Direction: Using the records below, copy exactly the part that opens with the line holding "Clone this chart in React, TypeScript" and closes with the line holding "if (!ref.current) return;", minus the pictures.

Supplied data:
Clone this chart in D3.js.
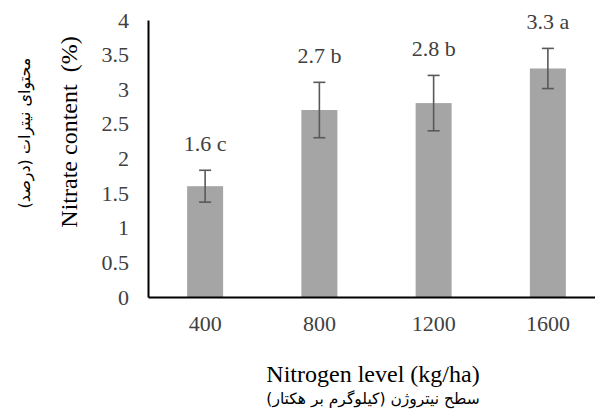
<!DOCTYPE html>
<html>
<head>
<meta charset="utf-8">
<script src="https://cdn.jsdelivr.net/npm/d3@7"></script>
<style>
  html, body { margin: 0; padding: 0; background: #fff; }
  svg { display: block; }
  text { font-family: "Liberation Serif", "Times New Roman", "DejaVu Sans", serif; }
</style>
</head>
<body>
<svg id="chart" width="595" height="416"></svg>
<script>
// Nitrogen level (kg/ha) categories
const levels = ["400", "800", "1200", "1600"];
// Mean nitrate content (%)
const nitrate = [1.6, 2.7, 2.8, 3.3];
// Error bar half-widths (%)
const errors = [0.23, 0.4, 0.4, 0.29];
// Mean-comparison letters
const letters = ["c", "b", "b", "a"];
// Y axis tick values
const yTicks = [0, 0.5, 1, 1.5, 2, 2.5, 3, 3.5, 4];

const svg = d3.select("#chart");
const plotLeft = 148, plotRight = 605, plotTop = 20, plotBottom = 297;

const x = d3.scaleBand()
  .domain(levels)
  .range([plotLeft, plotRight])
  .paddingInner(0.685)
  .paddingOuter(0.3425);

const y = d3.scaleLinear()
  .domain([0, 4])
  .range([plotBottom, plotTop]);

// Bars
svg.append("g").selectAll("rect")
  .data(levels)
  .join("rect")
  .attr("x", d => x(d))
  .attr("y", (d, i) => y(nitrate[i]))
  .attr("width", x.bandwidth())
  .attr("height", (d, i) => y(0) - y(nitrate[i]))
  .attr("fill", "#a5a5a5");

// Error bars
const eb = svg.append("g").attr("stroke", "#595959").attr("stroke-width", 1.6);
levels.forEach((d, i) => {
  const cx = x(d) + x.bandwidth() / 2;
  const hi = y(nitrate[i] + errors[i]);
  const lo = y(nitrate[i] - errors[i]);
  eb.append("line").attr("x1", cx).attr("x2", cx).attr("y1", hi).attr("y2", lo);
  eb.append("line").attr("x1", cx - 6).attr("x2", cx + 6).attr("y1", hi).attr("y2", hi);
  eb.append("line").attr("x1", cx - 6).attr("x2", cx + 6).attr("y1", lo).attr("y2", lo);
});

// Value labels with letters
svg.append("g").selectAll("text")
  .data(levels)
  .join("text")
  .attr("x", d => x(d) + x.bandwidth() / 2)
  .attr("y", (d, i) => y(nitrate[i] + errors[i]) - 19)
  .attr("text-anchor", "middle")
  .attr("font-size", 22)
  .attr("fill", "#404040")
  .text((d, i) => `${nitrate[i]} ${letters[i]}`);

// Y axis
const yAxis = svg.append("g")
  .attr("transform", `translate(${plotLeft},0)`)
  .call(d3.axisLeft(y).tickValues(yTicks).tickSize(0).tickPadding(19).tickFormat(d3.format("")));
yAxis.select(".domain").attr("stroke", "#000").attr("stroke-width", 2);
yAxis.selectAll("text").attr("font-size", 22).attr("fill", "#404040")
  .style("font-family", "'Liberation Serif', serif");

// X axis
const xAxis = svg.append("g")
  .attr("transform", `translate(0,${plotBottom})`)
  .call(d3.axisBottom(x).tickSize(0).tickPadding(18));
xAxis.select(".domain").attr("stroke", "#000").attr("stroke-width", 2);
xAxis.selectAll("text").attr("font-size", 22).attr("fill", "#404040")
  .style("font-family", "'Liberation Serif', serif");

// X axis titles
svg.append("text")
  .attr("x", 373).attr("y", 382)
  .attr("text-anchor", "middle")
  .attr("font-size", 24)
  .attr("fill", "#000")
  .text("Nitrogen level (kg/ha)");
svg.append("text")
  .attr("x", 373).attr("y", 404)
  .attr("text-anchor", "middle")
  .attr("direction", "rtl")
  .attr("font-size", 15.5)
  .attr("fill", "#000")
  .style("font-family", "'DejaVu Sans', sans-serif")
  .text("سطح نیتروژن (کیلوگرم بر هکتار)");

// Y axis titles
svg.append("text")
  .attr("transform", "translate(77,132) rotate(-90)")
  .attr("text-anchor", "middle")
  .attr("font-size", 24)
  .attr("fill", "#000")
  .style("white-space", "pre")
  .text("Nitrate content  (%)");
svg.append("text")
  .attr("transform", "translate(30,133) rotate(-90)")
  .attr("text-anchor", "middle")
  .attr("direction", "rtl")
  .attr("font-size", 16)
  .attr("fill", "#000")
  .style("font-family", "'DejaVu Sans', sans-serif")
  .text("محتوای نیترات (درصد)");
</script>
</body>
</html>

* * *

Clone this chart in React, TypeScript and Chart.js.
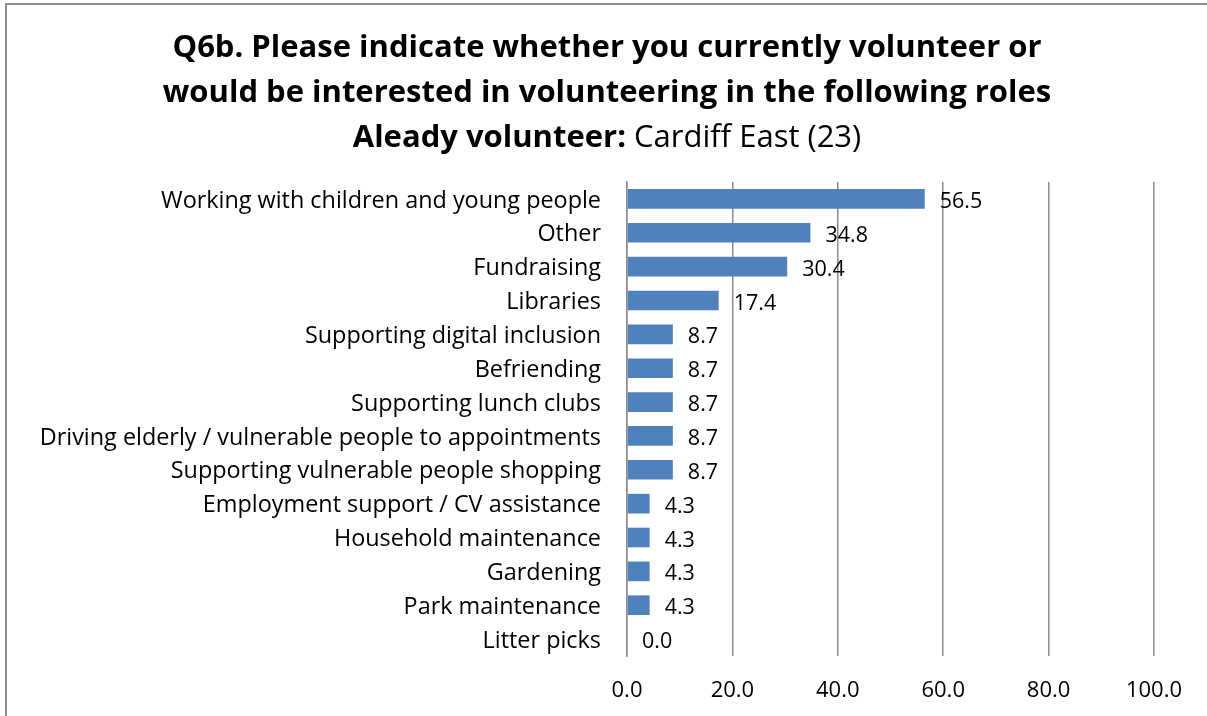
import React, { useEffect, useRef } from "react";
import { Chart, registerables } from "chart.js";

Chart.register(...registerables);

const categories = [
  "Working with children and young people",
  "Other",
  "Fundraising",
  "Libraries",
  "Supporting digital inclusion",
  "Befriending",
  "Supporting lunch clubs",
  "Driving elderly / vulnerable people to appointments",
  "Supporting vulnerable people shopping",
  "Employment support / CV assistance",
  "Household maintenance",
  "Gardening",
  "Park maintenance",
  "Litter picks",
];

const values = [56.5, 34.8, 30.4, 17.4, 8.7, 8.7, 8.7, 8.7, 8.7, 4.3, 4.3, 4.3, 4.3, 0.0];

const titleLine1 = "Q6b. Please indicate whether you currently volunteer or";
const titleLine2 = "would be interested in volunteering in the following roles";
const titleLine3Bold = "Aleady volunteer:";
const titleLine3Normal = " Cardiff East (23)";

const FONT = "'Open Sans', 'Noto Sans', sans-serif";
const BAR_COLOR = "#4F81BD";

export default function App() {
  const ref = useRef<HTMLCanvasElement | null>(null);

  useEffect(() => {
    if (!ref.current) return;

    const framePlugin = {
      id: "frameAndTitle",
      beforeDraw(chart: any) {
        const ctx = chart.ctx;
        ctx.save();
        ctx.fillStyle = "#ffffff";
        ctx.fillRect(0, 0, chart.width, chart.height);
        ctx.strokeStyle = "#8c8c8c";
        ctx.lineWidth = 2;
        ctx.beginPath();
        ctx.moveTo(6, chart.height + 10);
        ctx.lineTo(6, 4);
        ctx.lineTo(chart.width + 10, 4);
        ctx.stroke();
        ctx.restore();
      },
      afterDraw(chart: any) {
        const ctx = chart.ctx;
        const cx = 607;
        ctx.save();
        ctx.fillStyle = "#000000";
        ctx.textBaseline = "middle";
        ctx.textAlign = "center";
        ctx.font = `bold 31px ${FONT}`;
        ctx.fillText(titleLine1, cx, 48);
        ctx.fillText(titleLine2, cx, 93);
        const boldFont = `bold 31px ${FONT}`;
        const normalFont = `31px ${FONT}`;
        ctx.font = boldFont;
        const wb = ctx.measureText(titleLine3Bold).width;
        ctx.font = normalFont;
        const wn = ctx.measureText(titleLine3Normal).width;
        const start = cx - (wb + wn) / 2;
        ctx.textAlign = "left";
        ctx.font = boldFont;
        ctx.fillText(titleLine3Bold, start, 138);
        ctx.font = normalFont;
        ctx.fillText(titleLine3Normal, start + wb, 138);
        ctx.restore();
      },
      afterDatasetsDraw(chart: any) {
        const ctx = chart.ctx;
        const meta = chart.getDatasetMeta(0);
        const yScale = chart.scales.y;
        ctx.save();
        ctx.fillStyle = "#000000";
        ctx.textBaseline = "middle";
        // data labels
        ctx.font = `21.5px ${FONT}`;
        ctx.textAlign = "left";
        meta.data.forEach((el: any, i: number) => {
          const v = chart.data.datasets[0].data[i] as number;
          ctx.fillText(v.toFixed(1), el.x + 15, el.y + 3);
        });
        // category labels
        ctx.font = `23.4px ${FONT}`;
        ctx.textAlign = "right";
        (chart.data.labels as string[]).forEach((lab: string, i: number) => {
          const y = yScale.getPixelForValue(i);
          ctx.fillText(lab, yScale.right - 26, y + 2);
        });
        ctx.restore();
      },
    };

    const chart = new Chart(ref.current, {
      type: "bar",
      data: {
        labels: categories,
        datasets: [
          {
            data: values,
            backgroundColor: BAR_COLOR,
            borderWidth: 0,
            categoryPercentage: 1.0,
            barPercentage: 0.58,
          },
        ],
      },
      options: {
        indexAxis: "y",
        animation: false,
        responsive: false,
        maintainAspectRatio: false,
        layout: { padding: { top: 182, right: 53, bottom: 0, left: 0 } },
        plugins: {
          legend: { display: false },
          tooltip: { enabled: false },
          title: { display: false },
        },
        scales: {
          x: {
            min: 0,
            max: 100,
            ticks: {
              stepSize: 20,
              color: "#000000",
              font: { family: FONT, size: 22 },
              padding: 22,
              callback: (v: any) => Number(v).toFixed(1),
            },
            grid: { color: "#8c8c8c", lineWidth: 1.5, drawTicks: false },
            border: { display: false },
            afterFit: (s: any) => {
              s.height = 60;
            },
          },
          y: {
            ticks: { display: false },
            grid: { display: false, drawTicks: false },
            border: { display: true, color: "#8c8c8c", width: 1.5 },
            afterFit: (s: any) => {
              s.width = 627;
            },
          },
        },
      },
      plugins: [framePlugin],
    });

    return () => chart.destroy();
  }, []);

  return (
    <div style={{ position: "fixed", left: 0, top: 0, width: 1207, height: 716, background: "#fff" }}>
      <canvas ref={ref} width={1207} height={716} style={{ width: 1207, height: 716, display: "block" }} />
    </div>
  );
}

==

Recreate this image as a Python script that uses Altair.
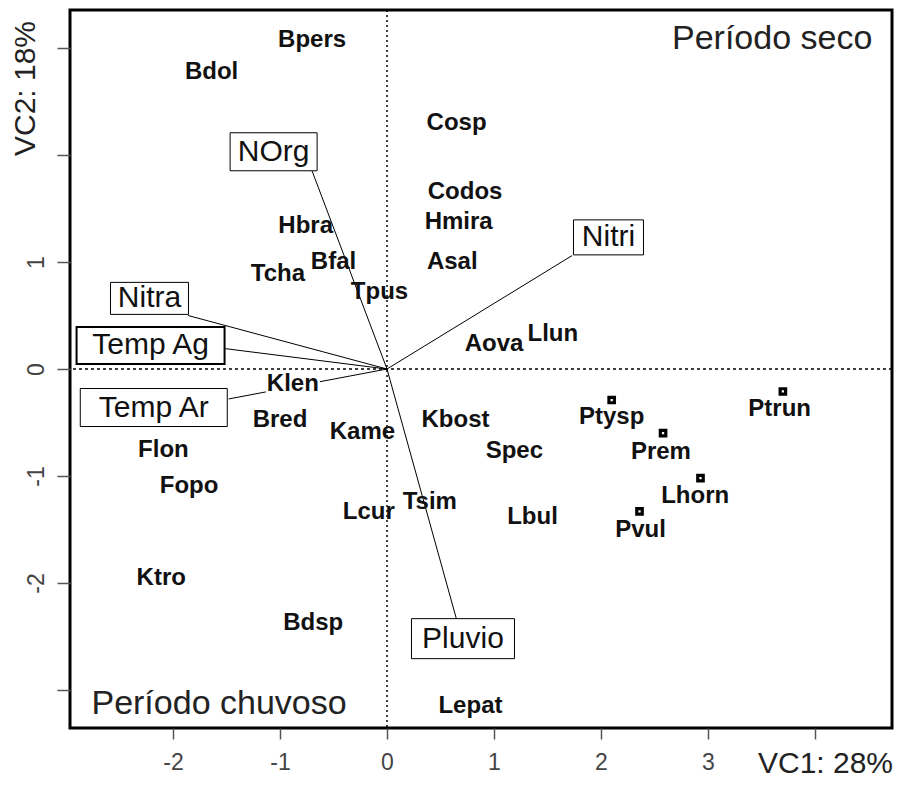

Exercise solution:
Clone this chart in React, TypeScript and Chart.js.
import React, { useEffect, useRef } from "react";
import { Chart, registerables } from "chart.js";

Chart.register(...registerables);

const categories = [
  "Working with children and young people",
  "Other",
  "Fundraising",
  "Libraries",
  "Supporting digital inclusion",
  "Befriending",
  "Supporting lunch clubs",
  "Driving elderly / vulnerable people to appointments",
  "Supporting vulnerable people shopping",
  "Employment support / CV assistance",
  "Household maintenance",
  "Gardening",
  "Park maintenance",
  "Litter picks",
];

const values = [56.5, 34.8, 30.4, 17.4, 8.7, 8.7, 8.7, 8.7, 8.7, 4.3, 4.3, 4.3, 4.3, 0.0];

const titleLine1 = "Q6b. Please indicate whether you currently volunteer or";
const titleLine2 = "would be interested in volunteering in the following roles";
const titleLine3Bold = "Aleady volunteer:";
const titleLine3Normal = " Cardiff East (23)";

const FONT = "'Open Sans', 'Noto Sans', sans-serif";
const BAR_COLOR = "#4F81BD";

export default function App() {
  const ref = useRef<HTMLCanvasElement | null>(null);

  useEffect(() => {
    if (!ref.current) return;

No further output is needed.